La república laica


 Los hombres no son nada;

los principios lo son todo.

Benito Juárez

 

José Alfonso Suárez del Real y Aguilera

Una de las grandes lecciones de los fundadores del Estado laico, en particular de don Benito Juárez, fue demostrar el valor de la serenidad en la solución de los graves conflictos  a los que tuvieron que enfrentarse.

A pesar de la Guerra de Reforma y el activismo clerical en su contra, la serenidad liberal antepuso siempre la defensa de las libertades como principio, despreciando las pasiones desatadas por los hombres.

Esa paradigmática conducta se acredita a lo largo de todos y cada uno de los postulados de las leyes de Reforma, disposiciones alejadas de cualquier viso de animadversión o venganza a fin de cumplir cabalmente con la suprema obligación del Estado a favor de la libertad en todas sus acepciones.

Sin género de dudas, la prueba más fehaciente de esa conducta pública es la impecable redacción del artículo 1 de la Ley General de Cultos de 1860, cuya vigencia es irrefutable y a través de la cual se dispone la protección de las leyes del “ejercicio del culto católico y de los demás que se establezcan en el país, como la expresión y efecto de la libertad religiosa, que siendo un derecho natural del hombre, no puede tener más límite que el derecho y las exigencias del orden público”.

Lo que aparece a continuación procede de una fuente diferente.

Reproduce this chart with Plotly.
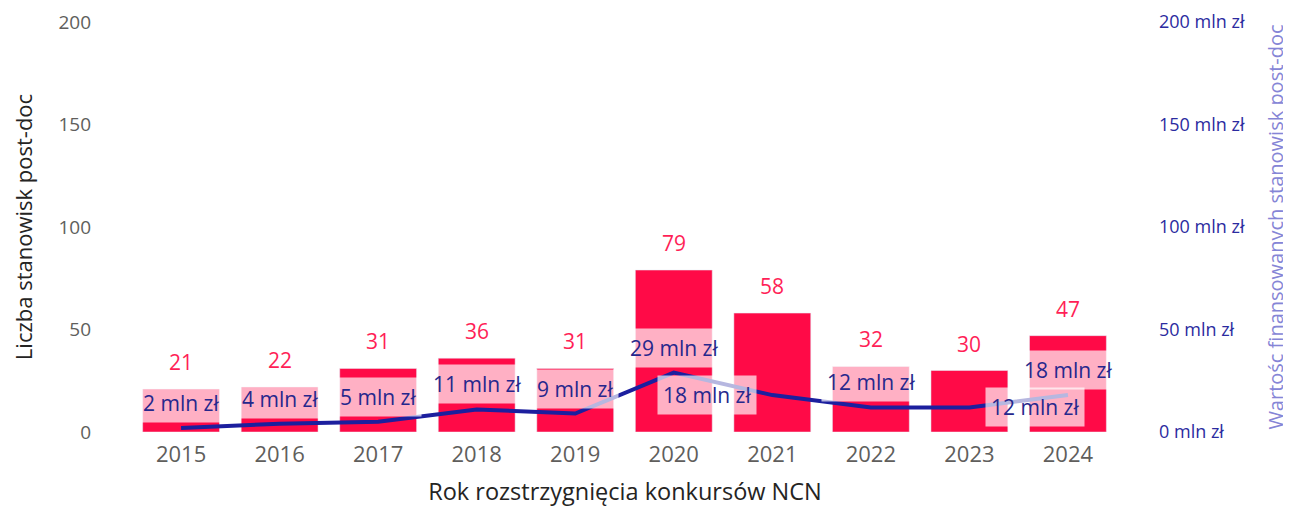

Esta trascendental disposición patentiza la serenidad de quienes a pesar de excomuniones y dicterios antepusieron su respeto a la libertad, en este caso a la religiosa, sin atisbos de venganza o encono, pasiones distractoras perjudiciales al principio de laicidad que proclamaron.

Lo vivido el pasado 14 de marzo en el recinto senatorial, en torno a la aprobación de los dictámenes de reforma a los artículos 24 y 40 constitucionales, desbordó los ánimos de los asistentes ante la inoportunidad de discutir un tema tan controvertido ¾como el de la libertad religiosa¾ ante la inminente visita de  Benedicto XVI a tierras mexicanas.

La insana premura por aprobar una reforma constitucional desaseada de origen, desplazó el impecable trabajo de la mesa redactora cuyo acucioso trabajo acotó y no dejó cabo suelto interpretativo en la exposición de motivos, sobre la reforma al artículo 24, enmendando con ello, el desastre legislativo generado en San Lázaro, y cuyas lamentables consecuencias sí eran un atentado a la laicidad del Estado al dar pábulo a una serie de contrarreformas que perfilaban el retorno a un estado confesional democrático, regido por la mayoría católica en detrimento de los otros cultos afincados en el país.

La apasionada reacción a la aprobación del nuevo texto del artículo 24 eclipsó la trascendental reforma al artículo 40, a través de la cual se reconoce como “voluntad del pueblo mexicano constituirse en una república representativa, democrática, laica, federal”, declaración de primer orden dentro del texto constitucional pues, con ella se garantiza la preeminencia del Estado laico como resultante de la voluntad popular que lo aglutina.

Rescatar este avance sustantivo permitirá aquilatar el fortalecimiento del Estado laico gestado por los liberales del siglo XIX, pues con la reforma al artículo 40 se reconoce a la República Laica como principio constitucional, afianzando la máxima juarista de que “los principios lo son todo” y que el pacto social debe estar por encima de las pasiones humanas.